The proposal, which has split the Adirondack Park's environmental advocates, still needs second passage from the state Assembly before it can be presented to voters on the general election ballot in November.
NYCO Minerals Inc. is the world's biggest producer and supplier of wollastonite, a rare, white mineral used commercially as a reinforcement or additive in ceramics, paints, plastics, friction products and various building products.
The amendment would allow NYCO to conduct exploratory drilling for wollastonite on a 200-acre parcel of state Forest Preserve land next to its existing mine. NYCO would share the data and information from the exploratory drilling with the state Department of Environmental Conservation, which would then appraise the value of the parcel and convey it to NYCO.
In return, NYCO would give the state lands of equal or greater value, not to exceed $1 million, to add to the Forest Preserve. If exploratory drilling takes place but the land exchange does not ultimately occur, NYCO would be required to convey to the state, for inclusion into the Forest Preserve, at least the same number of acres that were disturbed by the exploration activity.

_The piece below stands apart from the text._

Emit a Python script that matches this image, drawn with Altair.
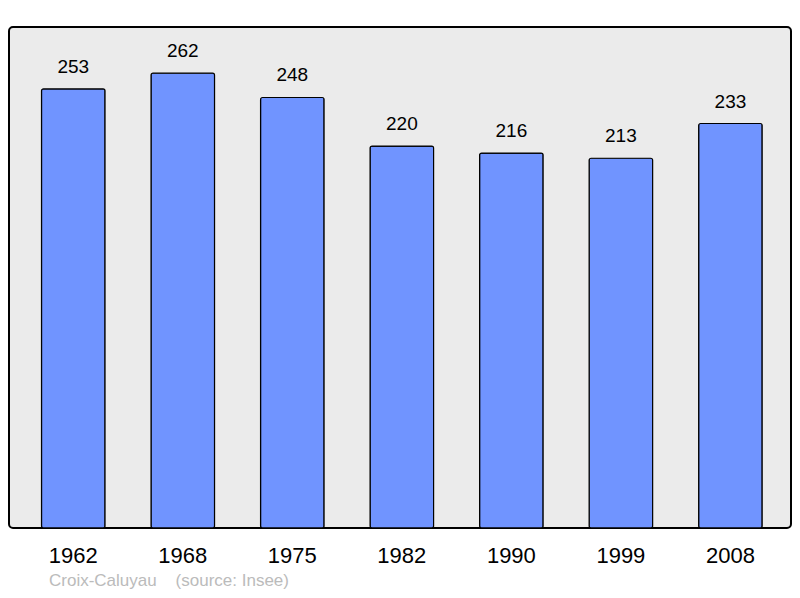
import altair as alt
import pandas as pd

years = ["1962", "1968", "1975", "1982", "1990", "1999", "2008"]
population = [253, 262, 248, 220, 216, 213, 233]
caption = "Croix-Caluyau\u00a0\u00a0\u00a0\u00a0(source: Insee)"

df = pd.DataFrame({"year": years, "pop": population})

FONT = "Liberation Sans"

x = alt.X("year:N", sort=years,
          scale=alt.Scale(paddingInner=0.42, paddingOuter=0.28, align=0.53),
          axis=alt.Axis(title=None, labelAngle=0, labelFontSize=22, labelColor="#000000",
                        labelFont=FONT, ticks=False, domain=False, labelPadding=17))
y = alt.Y("pop:Q", scale=alt.Scale(domain=[0, 288.6], nice=False, zero=True),
          axis=None)

bars = alt.Chart(df).mark_bar(color="#7094FF", stroke="#000000", strokeWidth=1.2,
                               cornerRadius=2).encode(x=x, y=y)

labels = alt.Chart(df).mark_text(baseline="bottom", dy=-12, fontSize=19,
                                  font=FONT, color="#000000").encode(
    x=x, y=y, text="pop:Q")

cap = alt.Chart(pd.DataFrame({"t": [caption]})).mark_text(
    align="left", baseline="middle", fontSize=17, font=FONT, color="#BBBBBB"
).encode(x=alt.value(40), y=alt.value(554), text="t:N")

chart = alt.layer(bars, labels, cap).properties(
    width=782, height=501,
    padding={"left": 1, "top": 19, "right": 1, "bottom": 62},
    autosize=alt.AutoSizeParams(type="none"),
    background="#FFFFFF",
).configure_view(
    fill="#EBEBEB", stroke="#000000", strokeWidth=2, cornerRadius=4
)

chart.save("out.html", embed_options={"renderer": "svg", "actions": False})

At the end of NYCO's mining operation, the company would then have to convey the parcel back to the Forest Preserve.
"NYCO's continued success is vitally important to our North Country economy and to those who depend on it for their livelihoods," state Sen. Betty Little, who sponsored the constitutional amendment in her chamber, said in a prepared statement. "In exchange for the conveyance of land, the state will receive land of far greater financial and recreational value. The agreement is sensitive to economic and environmental considerations."
The proposed amendment has the backing of the Adirondack Council and the Adirondack Mountain Club. In a press release, Adirondack Council Executive Director Willie Janeway said state officials modified the proposal to address his organization's concerns.
"The proposed land swap now exceeds our standards for supporting constitutional amendments involving the 'forever wild' clause," Janeway said. "The people of the state would give up 200 acres of Forest Preserve next to an existing wollastonite mine, and receive at least 1,500 acres of land containing better wildlife habitat and greater recreational opportunities. Over time, those 200 acres will come back into the Forest Preserve."
Janeway said the new state lands would include five new parcels next to the Jay Mountain Wilderness Area and a sixth beside the Taylor Pond Wild Forest and the Bouquet River.
But other environmental groups, including Protect the Adirondacks, Adirondack Wild and the Atlantic Chapter of the Sierra Club, are sounding the alarm about the proposal. In a press release, Protect Executive Director Peter Bauer said the amendment sets "a terrible precedent.
"The NYCO proposal breaks with historic precedent because it would be the first Forest Preserve constitutional amendment to be undertaken for private commercial gain rather than for a public municipal purpose," Bauer said.
Past constitutional amendments in the Adirondacks have included the expansion of a town cemetery in Keene, expansion of a public airport in Arietta, a public water supply in Raquette Lake and the extension of a new electric transmission line through Colton to Tupper Lake.
Bauer also said the language in the NYCO bill contains errors and misstatements, and omits critical information. Among other things, Bauer said the bill makes no mention of a second wollastonite mine the company owns 2 miles away, which reportedly has at least 25 years of wollastonite that's a higher grade than what's in the Lewis mine.
"This legislation sets a new standard for misinformation that's truly troubling," Bauer said. "This is no way to make decisions about the future of the public Forest Preserve."
NYCO has 95 full-time employees. Little's press release said the expected life of its current Lewis mine is three years. Mining the 200 acres of Forest Preserve could extend the mine's life by 13 to 15 years, the release states.